Необычно увеличивается неправильность кровообращения и губительное давление крови. Последняя форма инфлюэнцы, подобно легочной чуме, сжигает легкие. Пылает гортань. Свирепствует астма. Усиливается менингит и «непонятные» сердечные явления. Но для нас эти показатели пока лишь «модные болезни», не заслуживающие еще общего внимания. Мы слышим о переполнении пространства волнами радио, об отравлении газолином, об особенностях пресыщения электричеством… Но думать о будущем неприятно, и судьба гольфного шара равняется иногда судьбе шарика планеты. Мы боимся обратиться, подобно мудрой Хатшепсут, к тем, которые будут жить в грядущие годы, которые обратят сердца свои и будут взирать на будущее.
Но если даже «пугающее» понятие «будущее» и будет признано, то обычно оно будет обставлено такими пережитками вчерашнего дня, что путь к нему сразу превратится в подземелья темницы. Между тем первое условие познания – не стеснять методом изучения. Не настаивать на условных методах.
Познание складывается дерзанием, внутренними особыми накоплениями. Подходы к Единому Знанию так многоразличны. Описание этих зовов и вех жизни составило бы нужнейшую и ободряющую книгу. Не настаивать, не узреть, не угнетать указкою, но напоминать о свете, об огнях пространства, о высоких энергиях, о сужденных победах необходимо. Надо собрать все факты, еще не вошедшие в элементарные учебники. Надо нанизывать эти факты с полнейшей добросовестностью, не презирая и не высокомерничая. Также и без лицемерия, ибо за ним скрыт личный страх, иначе невежество.
Никогда нельзя знать, откуда придет полезное зерно или звено завершающее. Физик, биохимик, врач или священник, или историк, или философ, или тибетский лама, или брамин-пандит, или раввин-каббалист, или конфуцианец, или старуха знахарка, или, наконец, спутник, имя которого почему-то забыли спросить, кто и как принесет? В каждой жизни так много замечательного, светлого, необычного.
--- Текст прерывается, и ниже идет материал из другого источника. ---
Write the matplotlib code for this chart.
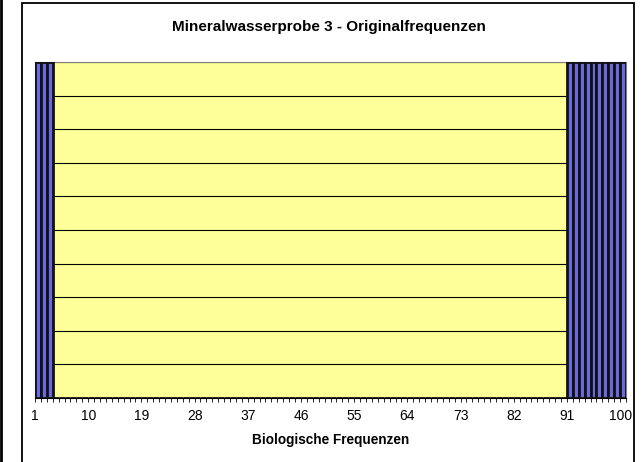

Только вспомнить. Среди напоминаний вспыхивают лучшие, временно затемненные звезды. Итак, опять, не покидая трудового дня, мы близимся не к запрещениям, но к возможностям, осветляющим жизнь. Именно не наше дело настаивать, чтобы не перейти в насилие, ибо насилием ничего не достигнуто. Но, твержу, следует напоминать о радостях возможных. Имена этих радостей духа трудно выразить на языке плотского мира.
«Надежда покоя во все времена заставляла людей забывать великое», – заповедует Преп. Исаак Сирин. Кто не знает, что и птицы приближаются к сети, имея в виду покой. Счастливы те, кто, осознав беспредельность, полюбили труды каждого дня…
Горение нужно. Огонь костра сзывает в пустыне путников. Так и зов напоминания стучится и доходит под всеми одеяниями до созревшего сердца. Путевые вехи разнообразны. Неожиданны зовы. Но ведь неустанная зоркость и заботливое внимание будут ключами к затворенным вратам. Неуместны отрицания, где заповедано широкое вмещение, честность познания и почитание Иерархии Блага.
В жизнь науки начинает входить непредубежденность. С трудом, под усмешки, но уже в разных странах освобожденные от страха души устремляются к сужденным синтезам. Может быть, скоро будут возможны съезды этих работников созидания. Уже слагаются центры, где безбоязненно, неосужденно невежеством или завистью можно обмениваться доверчивыми мыслями. Будем со всею заботливостью бережно собирать эти разносияющие цветы единого сада культуры, помня «не бо врагам тайну повем, ни лобзание дам яко Иуда». Без холода осуждения, без невежества отрицания откроем двери привета и светлого утверждения каждому зерну Истины.